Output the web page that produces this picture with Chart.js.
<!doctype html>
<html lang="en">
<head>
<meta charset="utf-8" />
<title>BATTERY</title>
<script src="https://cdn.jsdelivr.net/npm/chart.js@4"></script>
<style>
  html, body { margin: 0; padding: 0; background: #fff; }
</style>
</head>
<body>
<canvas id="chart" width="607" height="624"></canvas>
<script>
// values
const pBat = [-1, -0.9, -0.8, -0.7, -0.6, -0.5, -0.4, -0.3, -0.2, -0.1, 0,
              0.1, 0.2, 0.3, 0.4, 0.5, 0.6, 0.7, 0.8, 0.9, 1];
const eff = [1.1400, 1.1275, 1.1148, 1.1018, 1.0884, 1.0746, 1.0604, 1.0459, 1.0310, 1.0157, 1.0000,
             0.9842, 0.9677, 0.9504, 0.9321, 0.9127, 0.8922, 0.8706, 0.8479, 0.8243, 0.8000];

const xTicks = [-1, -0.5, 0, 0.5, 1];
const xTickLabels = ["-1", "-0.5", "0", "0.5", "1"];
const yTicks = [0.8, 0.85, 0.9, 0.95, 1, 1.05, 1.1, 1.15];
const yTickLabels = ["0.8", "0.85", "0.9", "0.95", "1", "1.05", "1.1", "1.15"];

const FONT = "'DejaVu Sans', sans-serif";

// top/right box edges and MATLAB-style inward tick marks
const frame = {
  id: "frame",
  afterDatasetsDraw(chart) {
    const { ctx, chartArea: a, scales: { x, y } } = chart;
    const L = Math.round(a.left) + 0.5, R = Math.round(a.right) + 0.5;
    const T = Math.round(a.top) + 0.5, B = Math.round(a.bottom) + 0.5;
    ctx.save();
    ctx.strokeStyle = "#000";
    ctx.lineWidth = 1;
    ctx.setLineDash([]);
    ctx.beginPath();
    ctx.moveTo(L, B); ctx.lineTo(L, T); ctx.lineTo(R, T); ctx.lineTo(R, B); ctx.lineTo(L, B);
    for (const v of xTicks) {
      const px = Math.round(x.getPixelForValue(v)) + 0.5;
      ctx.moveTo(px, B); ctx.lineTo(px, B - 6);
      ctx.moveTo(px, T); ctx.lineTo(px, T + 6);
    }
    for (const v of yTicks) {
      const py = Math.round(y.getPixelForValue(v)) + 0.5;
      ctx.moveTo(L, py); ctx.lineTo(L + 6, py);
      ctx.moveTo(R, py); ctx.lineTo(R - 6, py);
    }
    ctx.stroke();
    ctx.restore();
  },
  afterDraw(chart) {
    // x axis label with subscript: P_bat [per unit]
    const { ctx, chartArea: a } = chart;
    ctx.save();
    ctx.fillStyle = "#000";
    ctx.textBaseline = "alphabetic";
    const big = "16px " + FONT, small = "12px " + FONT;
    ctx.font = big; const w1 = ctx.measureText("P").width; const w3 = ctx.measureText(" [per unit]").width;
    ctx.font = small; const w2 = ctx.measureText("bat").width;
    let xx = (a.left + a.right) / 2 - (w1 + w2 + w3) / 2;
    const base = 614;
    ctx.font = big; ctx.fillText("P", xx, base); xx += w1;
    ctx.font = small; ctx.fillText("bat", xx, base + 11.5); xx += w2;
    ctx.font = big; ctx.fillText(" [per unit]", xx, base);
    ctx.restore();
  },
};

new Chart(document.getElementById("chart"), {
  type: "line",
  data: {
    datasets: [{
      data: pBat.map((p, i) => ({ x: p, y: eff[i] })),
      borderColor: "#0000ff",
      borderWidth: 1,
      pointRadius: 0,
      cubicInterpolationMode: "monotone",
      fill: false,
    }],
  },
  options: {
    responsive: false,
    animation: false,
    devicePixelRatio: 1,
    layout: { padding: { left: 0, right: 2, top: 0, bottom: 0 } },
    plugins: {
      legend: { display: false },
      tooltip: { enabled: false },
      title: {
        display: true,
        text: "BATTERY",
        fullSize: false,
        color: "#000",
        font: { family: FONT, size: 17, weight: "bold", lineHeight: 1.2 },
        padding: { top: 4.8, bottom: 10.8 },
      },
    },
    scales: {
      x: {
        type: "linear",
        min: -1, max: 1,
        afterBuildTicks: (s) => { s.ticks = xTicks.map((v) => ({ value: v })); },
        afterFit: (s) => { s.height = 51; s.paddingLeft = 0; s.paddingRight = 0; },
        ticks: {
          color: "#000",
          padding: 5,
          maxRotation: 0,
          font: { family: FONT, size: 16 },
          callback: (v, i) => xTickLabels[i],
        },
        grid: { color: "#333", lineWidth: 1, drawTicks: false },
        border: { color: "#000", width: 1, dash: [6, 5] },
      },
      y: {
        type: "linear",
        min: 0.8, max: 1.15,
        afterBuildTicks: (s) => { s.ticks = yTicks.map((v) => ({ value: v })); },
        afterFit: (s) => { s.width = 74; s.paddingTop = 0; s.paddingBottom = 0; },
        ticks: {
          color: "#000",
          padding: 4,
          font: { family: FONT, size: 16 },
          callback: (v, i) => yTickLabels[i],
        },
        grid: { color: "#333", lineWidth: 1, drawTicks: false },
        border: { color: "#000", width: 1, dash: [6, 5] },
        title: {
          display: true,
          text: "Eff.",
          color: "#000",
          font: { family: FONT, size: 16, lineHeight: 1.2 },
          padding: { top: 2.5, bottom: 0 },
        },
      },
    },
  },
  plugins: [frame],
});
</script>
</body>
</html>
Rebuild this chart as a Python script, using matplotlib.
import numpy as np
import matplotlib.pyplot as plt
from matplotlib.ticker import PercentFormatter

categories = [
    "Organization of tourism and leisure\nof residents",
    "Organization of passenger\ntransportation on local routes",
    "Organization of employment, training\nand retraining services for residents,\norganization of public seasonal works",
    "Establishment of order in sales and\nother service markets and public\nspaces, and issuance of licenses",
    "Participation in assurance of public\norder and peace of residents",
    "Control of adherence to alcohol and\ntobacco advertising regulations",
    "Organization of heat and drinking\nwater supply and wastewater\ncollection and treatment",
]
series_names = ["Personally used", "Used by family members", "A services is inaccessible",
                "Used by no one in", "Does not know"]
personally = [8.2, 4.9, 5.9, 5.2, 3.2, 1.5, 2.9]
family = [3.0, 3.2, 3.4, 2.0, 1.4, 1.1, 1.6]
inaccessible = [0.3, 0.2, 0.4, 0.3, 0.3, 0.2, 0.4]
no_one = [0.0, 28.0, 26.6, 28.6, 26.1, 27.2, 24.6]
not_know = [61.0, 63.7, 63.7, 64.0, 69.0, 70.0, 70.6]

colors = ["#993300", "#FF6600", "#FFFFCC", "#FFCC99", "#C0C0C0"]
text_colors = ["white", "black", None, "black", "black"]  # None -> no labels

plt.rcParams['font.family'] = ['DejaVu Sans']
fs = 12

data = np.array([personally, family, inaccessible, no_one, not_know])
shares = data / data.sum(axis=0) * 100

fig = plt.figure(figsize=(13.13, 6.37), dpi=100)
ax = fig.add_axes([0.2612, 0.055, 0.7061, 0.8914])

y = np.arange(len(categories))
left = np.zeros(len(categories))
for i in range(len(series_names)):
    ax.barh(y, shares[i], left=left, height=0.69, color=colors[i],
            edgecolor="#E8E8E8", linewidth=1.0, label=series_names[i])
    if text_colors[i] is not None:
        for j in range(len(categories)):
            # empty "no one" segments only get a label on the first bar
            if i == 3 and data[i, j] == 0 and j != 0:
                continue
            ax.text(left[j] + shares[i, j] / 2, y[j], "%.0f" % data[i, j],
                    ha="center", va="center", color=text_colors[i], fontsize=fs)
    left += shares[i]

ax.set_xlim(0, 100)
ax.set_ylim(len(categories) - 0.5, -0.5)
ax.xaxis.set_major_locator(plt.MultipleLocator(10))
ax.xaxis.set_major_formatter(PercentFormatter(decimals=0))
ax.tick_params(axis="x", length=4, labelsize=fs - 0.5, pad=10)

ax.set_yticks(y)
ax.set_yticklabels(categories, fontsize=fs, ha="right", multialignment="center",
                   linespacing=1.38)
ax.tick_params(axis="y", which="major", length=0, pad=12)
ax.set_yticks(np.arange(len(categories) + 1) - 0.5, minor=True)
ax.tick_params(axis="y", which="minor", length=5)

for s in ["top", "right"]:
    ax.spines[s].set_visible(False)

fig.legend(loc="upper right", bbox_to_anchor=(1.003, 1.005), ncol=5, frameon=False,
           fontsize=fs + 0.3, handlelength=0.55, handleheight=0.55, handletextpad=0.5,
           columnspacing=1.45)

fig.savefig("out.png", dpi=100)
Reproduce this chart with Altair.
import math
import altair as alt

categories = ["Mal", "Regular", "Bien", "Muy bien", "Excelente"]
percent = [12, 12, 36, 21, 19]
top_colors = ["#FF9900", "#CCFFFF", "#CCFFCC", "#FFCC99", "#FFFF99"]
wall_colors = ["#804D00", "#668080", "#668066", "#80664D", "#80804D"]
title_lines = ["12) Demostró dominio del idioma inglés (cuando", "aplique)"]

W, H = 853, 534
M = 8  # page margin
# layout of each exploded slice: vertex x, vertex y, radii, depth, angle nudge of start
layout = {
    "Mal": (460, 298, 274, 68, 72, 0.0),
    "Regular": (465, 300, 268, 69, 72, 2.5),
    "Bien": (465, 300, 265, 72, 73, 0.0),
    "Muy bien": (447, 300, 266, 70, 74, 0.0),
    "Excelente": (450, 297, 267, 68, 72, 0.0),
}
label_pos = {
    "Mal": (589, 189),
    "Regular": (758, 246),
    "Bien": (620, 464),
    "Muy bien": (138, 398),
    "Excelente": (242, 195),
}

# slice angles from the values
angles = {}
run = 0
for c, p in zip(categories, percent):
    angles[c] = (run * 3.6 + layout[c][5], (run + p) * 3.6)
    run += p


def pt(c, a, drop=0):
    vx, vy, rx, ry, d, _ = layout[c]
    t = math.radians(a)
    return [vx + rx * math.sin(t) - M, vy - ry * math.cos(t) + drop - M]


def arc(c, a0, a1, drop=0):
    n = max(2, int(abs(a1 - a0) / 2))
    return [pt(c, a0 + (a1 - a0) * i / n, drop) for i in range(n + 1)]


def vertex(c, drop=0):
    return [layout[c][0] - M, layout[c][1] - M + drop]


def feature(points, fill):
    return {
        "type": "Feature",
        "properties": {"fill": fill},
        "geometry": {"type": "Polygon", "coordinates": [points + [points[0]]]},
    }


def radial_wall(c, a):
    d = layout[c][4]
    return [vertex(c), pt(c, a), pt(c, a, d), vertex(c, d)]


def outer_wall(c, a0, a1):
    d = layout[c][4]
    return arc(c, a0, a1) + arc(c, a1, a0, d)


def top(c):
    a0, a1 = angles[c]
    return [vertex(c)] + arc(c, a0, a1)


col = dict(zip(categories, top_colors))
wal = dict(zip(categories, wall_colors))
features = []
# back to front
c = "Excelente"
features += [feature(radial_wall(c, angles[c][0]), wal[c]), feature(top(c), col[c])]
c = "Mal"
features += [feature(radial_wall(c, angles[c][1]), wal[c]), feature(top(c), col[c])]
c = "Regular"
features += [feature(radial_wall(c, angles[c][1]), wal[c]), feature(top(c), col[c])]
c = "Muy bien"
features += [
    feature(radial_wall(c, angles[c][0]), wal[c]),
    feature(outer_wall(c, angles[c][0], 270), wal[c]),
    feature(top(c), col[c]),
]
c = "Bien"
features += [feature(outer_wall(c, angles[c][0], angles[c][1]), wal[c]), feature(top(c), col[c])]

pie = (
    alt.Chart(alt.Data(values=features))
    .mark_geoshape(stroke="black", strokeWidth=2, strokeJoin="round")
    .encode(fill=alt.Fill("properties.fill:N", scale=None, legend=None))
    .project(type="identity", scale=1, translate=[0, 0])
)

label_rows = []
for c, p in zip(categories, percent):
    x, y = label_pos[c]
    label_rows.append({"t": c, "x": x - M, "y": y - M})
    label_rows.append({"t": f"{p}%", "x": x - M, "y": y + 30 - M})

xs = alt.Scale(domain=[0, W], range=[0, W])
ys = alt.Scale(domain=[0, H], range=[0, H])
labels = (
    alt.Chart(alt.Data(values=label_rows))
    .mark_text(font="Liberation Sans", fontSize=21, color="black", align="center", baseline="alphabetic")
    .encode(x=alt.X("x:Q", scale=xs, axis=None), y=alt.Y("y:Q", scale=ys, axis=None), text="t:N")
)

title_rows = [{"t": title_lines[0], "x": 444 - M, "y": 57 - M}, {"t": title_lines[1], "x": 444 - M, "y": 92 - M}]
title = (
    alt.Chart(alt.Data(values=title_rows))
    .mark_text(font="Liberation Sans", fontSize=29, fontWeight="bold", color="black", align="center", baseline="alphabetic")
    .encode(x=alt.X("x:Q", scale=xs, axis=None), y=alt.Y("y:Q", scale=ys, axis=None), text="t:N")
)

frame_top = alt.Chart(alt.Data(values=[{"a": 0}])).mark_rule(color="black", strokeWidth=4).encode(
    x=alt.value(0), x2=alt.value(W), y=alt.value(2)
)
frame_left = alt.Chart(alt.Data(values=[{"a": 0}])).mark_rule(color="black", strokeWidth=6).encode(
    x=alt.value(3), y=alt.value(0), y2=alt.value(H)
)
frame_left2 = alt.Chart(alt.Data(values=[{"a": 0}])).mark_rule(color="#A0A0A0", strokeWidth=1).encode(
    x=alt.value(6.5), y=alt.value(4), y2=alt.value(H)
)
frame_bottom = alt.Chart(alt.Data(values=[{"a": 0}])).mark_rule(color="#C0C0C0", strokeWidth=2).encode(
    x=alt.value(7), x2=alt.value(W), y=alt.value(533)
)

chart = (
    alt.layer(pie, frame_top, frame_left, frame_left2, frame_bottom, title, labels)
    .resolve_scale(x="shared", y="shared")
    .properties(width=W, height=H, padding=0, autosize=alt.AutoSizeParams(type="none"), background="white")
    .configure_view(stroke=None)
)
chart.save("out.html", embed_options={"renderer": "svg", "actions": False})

===

• [What you need to do] Write out, exactly as they stand, the lines from the one containing "Reproduce this chart with Altair." through the one containing "Demostró dominio del", both ends included.

• [Output]
Reproduce this chart with Altair.
import math
import altair as alt

categories = ["Mal", "Regular", "Bien", "Muy bien", "Excelente"]
percent = [12, 12, 36, 21, 19]
top_colors = ["#FF9900", "#CCFFFF", "#CCFFCC", "#FFCC99", "#FFFF99"]
wall_colors = ["#804D00", "#668080", "#668066", "#80664D", "#80804D"]
title_lines = ["12) Demostró dominio del idioma inglés (cuando", "aplique)"]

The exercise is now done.